See how rate caps affect your monthly payment after the fixed-rate period ends.

Monthly Payment (Initial Period)

Adjustable-Rate Mortgage (ARM)

An ARM starts with a fixed interest rate for an initial period, then adjusts periodically based on a market index (typically SOFR or the 1-year Treasury). ARMs are named by their structure — a 5/1 ARM is fixed for 5 years, then adjusts every 1 year.

Monthly payment formula:

Payment = P × [r(1+r)^n] / [(1+r)^n - 1]

Where: P = principal, r = monthly rate, n = remaining months

ARM name decoder:

ARM Type Fixed Period Adjustment Frequency
3/1 ARM 3 years Every 1 year
5/1 ARM 5 years Every 1 year
7/1 ARM 7 years Every 1 year
10/1 ARM 10 years Every 1 year

Rate caps — the most important ARM feature:

Cap Type What it limits
Initial cap Maximum change at first adjustment (e.g., +2%)
Periodic cap Maximum change at each subsequent adjustment (e.g., +2%)
Lifetime cap Maximum total change over the life of the loan (e.g., +5%)

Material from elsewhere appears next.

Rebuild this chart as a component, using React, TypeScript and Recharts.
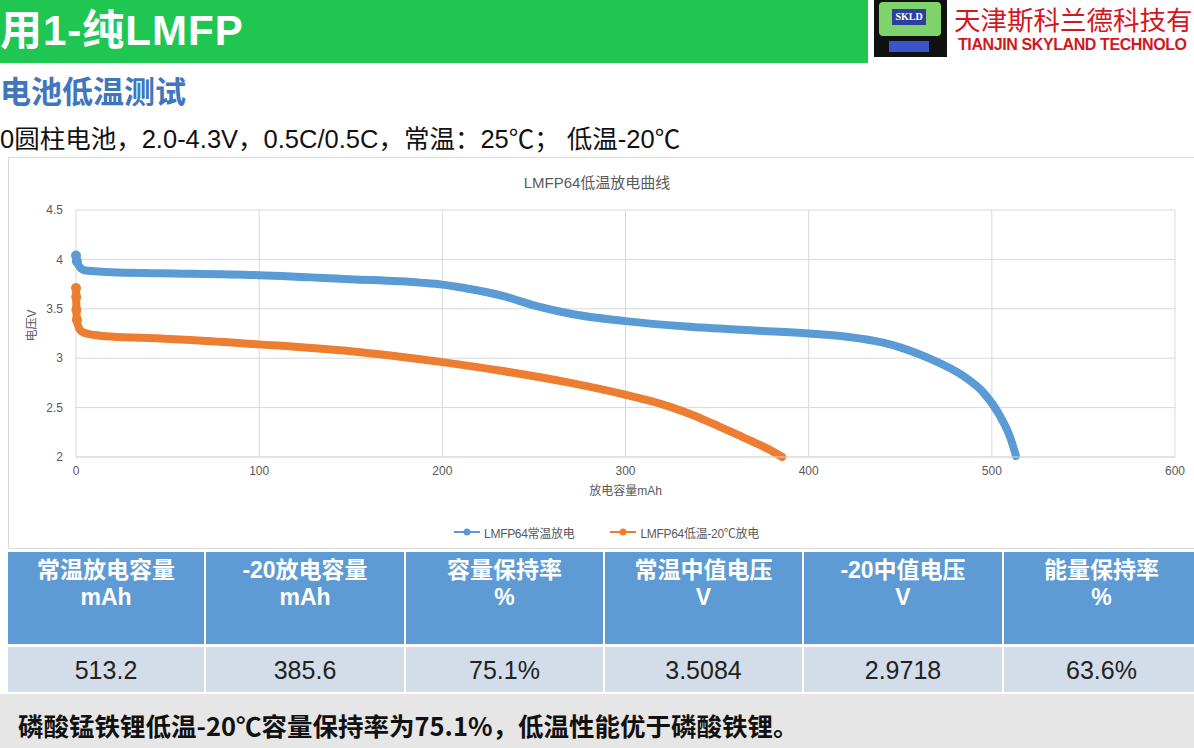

A 5/1 ARM with caps of 2/2/5 means: first adjustment can go up at most 2%, each later adjustment at most 2%, and the rate can never be more than 5% above the initial rate.

When ARMs make sense:

  • You plan to sell or refinance before the fixed period ends
  • Rates are expected to fall — your payment may drop after adjustment
  • You need a lower initial payment to qualify for a larger loan

Risk: If rates rise sharply, your payment after the fixed period could increase significantly.